En réalité, quelle que soit la température extérieure, l’employeur "est tenu à une obligation de sécurité de moyen qui l’oblige à garantir la santé et la sécurité de ses salariés" souligne Karine Audouze, avocate associée chez UGGC Avocats spécialisée dans le droit du travail.

Mise en place de "moyens adaptés"

Cette obligation se traduit par la prise de mesures nécessaires pour assurer la sécurité et protéger la santé physique et mentale des salariés et prévenir les risques professionnels.

Si le Code du Travail ne précise pas de seuil de température limite, il indique qu'"en cas de forte chaleur (vigilance jaune, orange ou rouge), l’employeur doit mettre en place une organisation du travail et des moyens adaptés" souligne l'avocate. Cela passe par différentes décisions:

  • Mise en place des horaires de travail décalés (arriver et repartir plus tôt),
  • Organisation de pauses plus fréquentes et plus longues, notamment aux heures chaudes,
  • Privilégier l’arrêt des appareils électriques non indispensables à la production,
  • Privilégier le télétravail si possible pour toutes les activités le permettant,
  • Permettre aux salariés de se désaltérer régulièrement, notamment dans le secteur du bâtiment et des travaux publics en mettant gratuitement à leur disposition au moins une boisson non alcoolisée.

Par ailleurs, comme le Code du Travail le précise, "l’employeur doit veiller à ce que l’air des locaux professionnels soit toujours renouvelé et ventilé. Il doit donc surveiller la température des locaux fermés où le personnel est amené à séjourner" explique Karine Audouze.

Par contre, l’employeur "n’a pas l’obligation d’installer un système de climatisation mais doit mettre à disposition des moyens de protection et/ou de rafraîchissement" poursuit-elle, à savoir des ventilateurs, brumisateurs, humidificateurs.

Pour les salariés qui travaillent à l'extérieur, le Code du travail impose à l’employeur d’aménager les postes de travail afin que les salariés soient protégés "contre les conditions atmosphériques". Il peut s'agir d’abris, de zones d’ombre ou d’espaces climatisés.

Dans le BTP, l'employeur est tenu de fournir gratuitement au moins trois litres d’eau par jour.

Canicule extrême: une réévaluation quotidienne des risques

"En cas de canicule extrême (vigilance rouge), l’employeur doit procéder à une réévaluation quotidienne des risques" souligne l'avocate.

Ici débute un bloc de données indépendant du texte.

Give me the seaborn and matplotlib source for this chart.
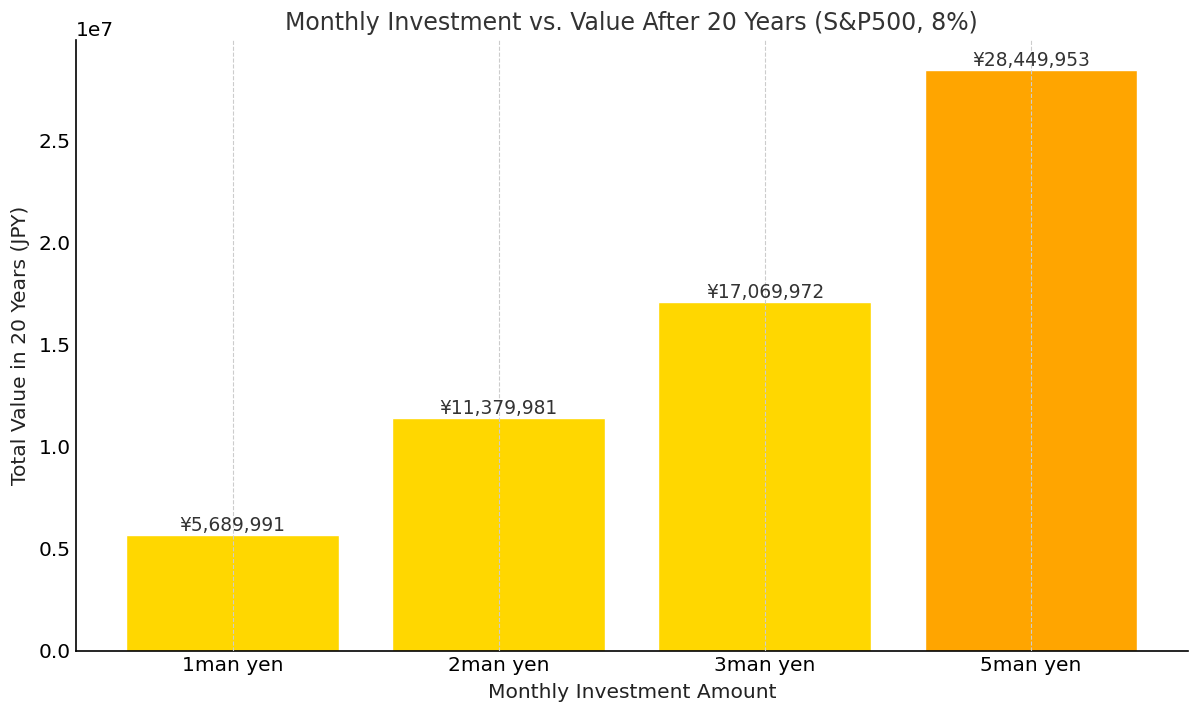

Cette réévaluation concerne:

  • la température et de son évolution en cours de journée ;
  • la nature des travaux devant être effectués, notamment en plein air ou dans des ambiances thermiques présentant déjà des températures élevées, ou comportant une charge physique ;
  • l’âge et de l’état de santé des travailleurs: une attention particulière aux femmes enceintes, aux personnes souffrant de pathologies chroniques ou en situation de handicap, etc.

Ces mesures prévues par le Code du Travail sont aujourd'hui perçues comme insuffisantes au regard de la multiplication et de l'intensification des épisodes caniculaires.

Un Code du Travail à renforcer?

Pour Hadrien Clouet, député LFI de Haute-Garonne interrogé par BFMTV, "il faut établir un droit à des pauses quand la température dépasse 28°, avec 10 minutes de pause toutes les deux heures. Au-delà de 34° dans le lieu de travail, on propose d'avoir un temps d'activité maximum de 6 heures par jour et lorsque le niveau 4 de canicule est enclenché, on propose la suspension de l'activité de travail en la rémunérant bien sûr". Un projet de loi dans ce sens a été déposé par le groupe en juillet dernier.

Un arrêt de travail d'ailleurs déjà prévu dans le BTP. Si "l’évaluation des risques effectuée quotidiennement par l’employeur fait apparaître que les mesures prises sont insuffisantes, notamment pour les travaux comportant une charge physique importante (travaux d’isolation en toiture ou de couverture, manutention répétée de charges lourdes)", l'employeur peut décider l'arrêt des travaux. Une mesure assez rarement appliquée.

Pour les syndicats, il faut avant-tout renforcer la protection des salariés. Pour Frédéric Mau, Sécrétaire fédéral CGT Construction en charge des questions de santé, il faut "moins de temps d'exposition, des espaces de fraîcheur, il y a plein de choses qu'on peut améliorer" explique-t-il sur BFMTV.